Set problem
Pull out every line from the listing that has the word "this".

-- START OF Data to process --

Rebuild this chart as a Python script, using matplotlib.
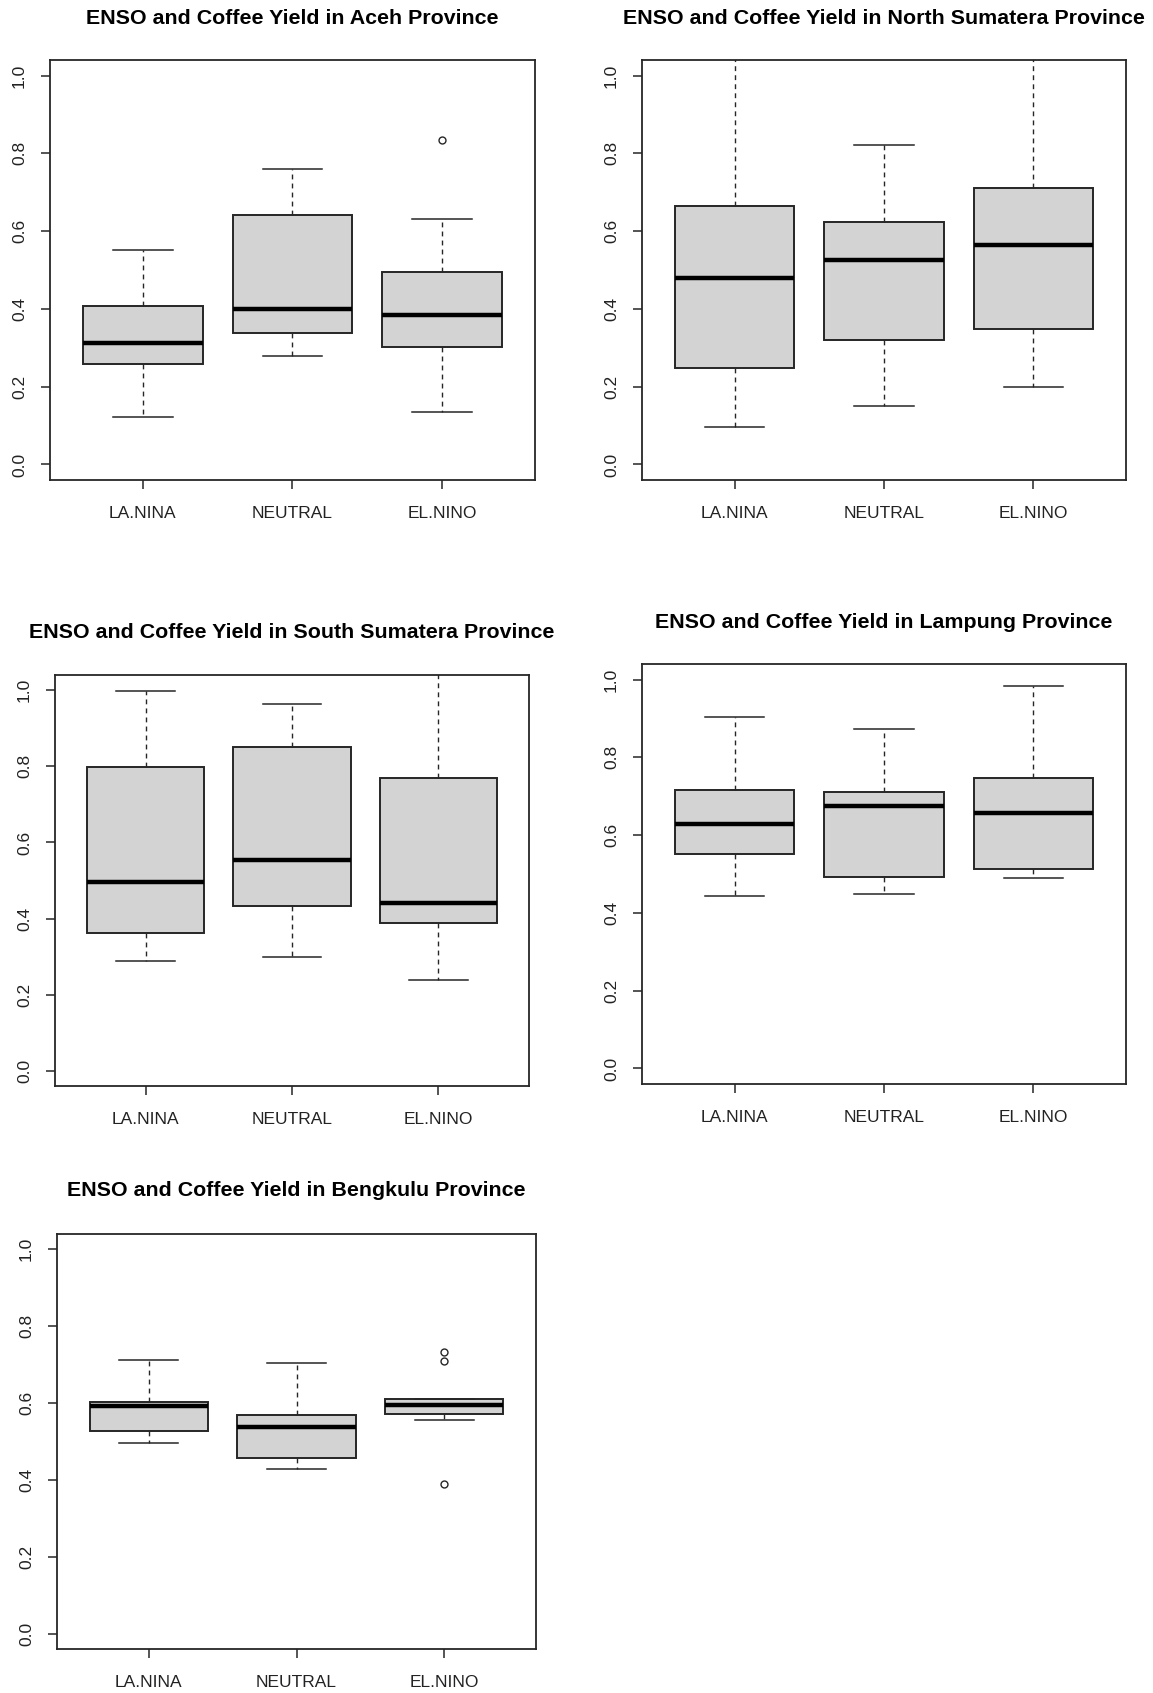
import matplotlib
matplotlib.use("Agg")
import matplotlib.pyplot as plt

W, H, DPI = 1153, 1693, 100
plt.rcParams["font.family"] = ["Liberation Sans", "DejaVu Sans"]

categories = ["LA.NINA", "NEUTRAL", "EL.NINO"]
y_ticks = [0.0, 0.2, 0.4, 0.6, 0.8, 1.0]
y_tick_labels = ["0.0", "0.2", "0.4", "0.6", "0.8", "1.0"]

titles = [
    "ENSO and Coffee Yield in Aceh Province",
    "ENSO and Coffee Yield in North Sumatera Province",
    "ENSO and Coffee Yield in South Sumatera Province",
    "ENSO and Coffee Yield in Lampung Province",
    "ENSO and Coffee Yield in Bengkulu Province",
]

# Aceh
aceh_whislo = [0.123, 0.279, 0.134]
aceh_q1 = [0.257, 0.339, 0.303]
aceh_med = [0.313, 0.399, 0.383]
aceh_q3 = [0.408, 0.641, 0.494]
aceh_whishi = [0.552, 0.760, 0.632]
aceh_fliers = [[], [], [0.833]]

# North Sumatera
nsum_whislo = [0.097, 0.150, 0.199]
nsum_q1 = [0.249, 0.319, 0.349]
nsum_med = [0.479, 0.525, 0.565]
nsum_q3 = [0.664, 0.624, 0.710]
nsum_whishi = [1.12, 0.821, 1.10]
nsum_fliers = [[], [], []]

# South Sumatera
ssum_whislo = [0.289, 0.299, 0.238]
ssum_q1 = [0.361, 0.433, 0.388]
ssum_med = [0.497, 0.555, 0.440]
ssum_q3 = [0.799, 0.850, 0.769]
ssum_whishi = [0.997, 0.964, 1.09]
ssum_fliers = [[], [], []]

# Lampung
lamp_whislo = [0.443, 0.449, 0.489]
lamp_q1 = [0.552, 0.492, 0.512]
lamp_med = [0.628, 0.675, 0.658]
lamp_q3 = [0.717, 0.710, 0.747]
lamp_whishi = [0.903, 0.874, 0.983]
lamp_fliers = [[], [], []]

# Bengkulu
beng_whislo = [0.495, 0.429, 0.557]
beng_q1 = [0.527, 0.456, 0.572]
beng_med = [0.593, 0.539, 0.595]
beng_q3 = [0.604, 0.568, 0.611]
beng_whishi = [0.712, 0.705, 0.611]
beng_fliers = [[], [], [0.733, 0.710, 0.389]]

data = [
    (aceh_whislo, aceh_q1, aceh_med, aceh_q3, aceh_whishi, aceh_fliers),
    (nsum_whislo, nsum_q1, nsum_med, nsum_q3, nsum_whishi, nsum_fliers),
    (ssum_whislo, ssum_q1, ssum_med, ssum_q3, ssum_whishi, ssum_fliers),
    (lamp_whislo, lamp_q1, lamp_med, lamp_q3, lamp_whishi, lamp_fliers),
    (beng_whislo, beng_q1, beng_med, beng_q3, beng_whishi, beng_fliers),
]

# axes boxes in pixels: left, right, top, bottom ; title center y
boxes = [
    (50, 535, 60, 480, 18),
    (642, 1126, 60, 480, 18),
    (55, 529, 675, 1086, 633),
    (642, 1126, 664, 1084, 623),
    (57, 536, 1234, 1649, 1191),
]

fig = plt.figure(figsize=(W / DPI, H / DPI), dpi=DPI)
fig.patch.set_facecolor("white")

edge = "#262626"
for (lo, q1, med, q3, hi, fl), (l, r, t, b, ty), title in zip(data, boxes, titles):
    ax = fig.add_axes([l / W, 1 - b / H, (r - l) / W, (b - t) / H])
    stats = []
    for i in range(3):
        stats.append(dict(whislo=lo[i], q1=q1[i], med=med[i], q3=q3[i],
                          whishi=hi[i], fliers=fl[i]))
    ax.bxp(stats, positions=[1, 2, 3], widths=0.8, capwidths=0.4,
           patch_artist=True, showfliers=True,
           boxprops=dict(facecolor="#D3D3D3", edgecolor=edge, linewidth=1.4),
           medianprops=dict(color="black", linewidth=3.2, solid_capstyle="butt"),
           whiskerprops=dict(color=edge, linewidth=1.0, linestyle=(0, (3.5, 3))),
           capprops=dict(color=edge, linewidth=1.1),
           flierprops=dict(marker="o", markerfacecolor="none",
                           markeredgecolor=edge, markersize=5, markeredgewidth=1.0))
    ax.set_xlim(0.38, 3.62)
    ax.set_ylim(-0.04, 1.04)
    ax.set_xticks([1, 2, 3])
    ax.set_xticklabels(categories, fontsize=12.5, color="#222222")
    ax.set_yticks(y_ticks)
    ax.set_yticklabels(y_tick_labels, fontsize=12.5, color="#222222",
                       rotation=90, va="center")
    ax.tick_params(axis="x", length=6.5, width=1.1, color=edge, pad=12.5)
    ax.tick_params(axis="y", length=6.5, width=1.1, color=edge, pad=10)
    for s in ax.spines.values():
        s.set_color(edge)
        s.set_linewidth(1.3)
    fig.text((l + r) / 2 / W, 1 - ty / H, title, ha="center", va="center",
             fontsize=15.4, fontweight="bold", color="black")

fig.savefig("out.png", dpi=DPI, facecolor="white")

-- END OF Data to process --
-- START OF Data to process --

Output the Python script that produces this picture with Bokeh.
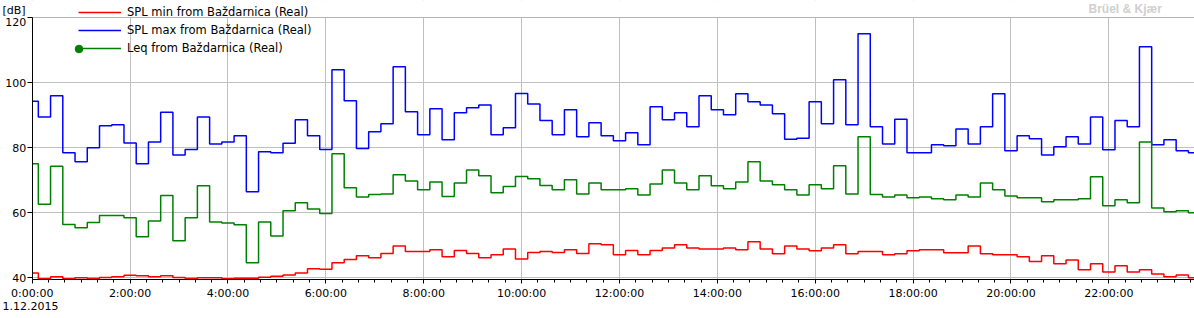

-- END OF Data to process --

Reply to the exercise
Rebuild this chart as a Python script, using matplotlib.
Output the Python script that produces this picture with Bokeh.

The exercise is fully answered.